So I wrote down a question incorrectly, and it's certainly highlighted an issue for me. I was supposed to show $X^4+1$ is irreducible in $\mathbb{Q}[X]$. I wrote $P(X)=X^4+4$ instead.
Now I had seen before the trick of using "Set $f(X)=P(X+1)$, and show this is irreducible". So, I did so, obtained $X^4+4X^3+6X^2+4X+5$, which taking $p=2$ is apparently irreducible; $2|4, 2|6$ and $2^2\not|\ 5$
The issue is, I noticed $X^4+4$ IS reducible! It factors to $(x^2-2 x+2) (x^2+2 x+2)$.

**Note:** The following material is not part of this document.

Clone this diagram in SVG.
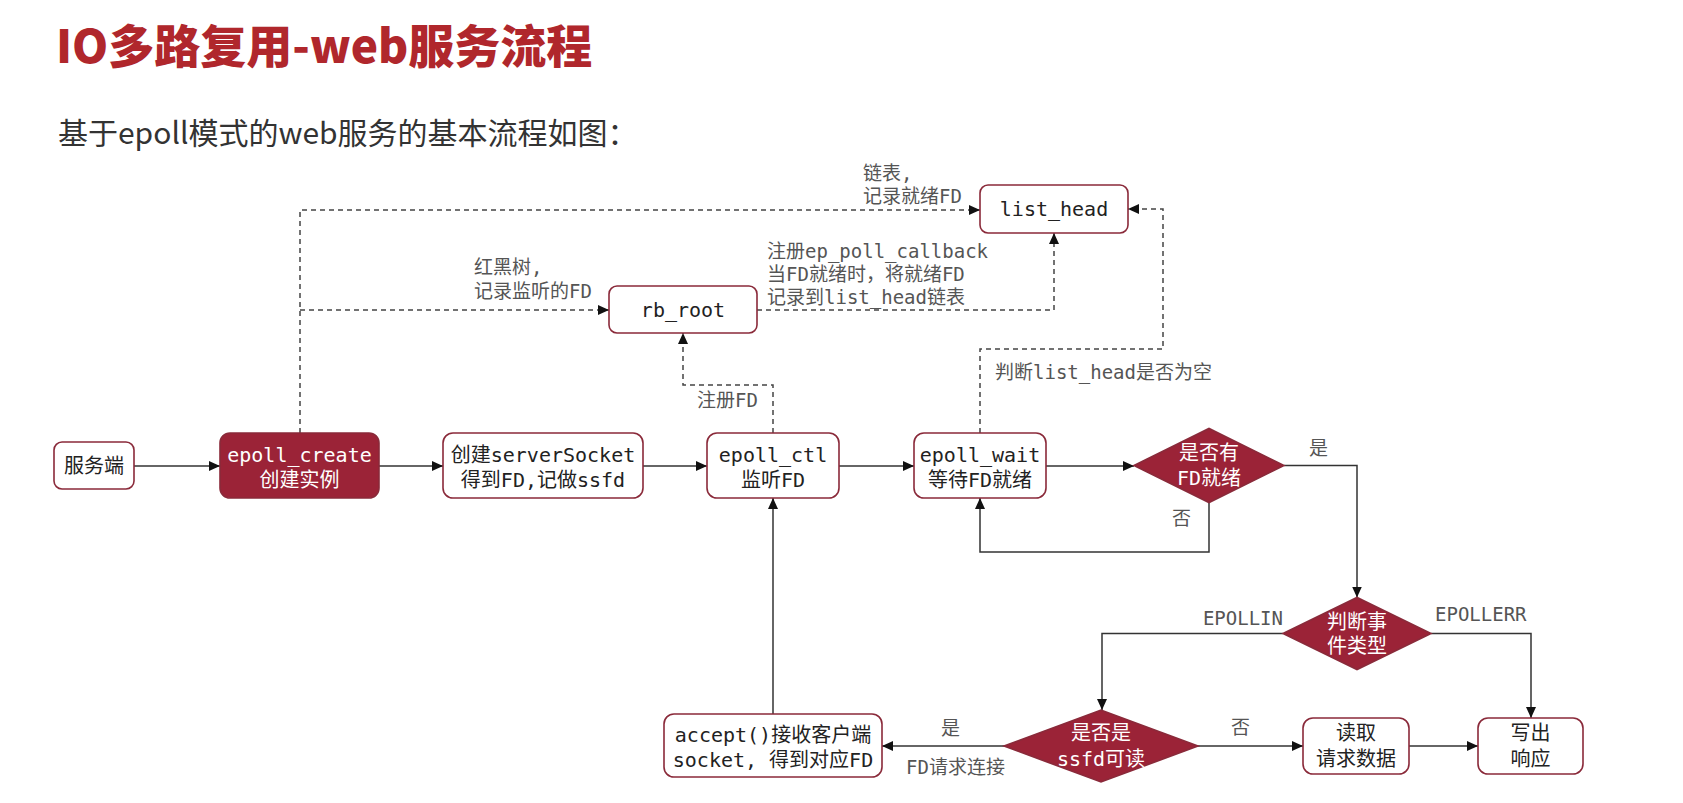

I've seen other notes which mention using this idea, and I checked the criterion to be sure I wasn't being silly.. I really don't know what's going on! What apparent restrictions are there to using this method?
Eisenstein's Criterion says that if $P(x)=a_nx^n+a_{n-1}x^{n-1}+\cdots+a_0$ is a polynomial with integer coefficients, and
(i) $p$ divides $a_i$ for $0\le i\le n-1$, and
(ii) $p$ does not divide $a_n$, and
(iii) $p^2$ does not divide $a_0$,
then $P(x)$ is irreducible over the rationals.
In your case, the prime $2$ does not divide $a_0$, which is $5$. So Condition (i) fails.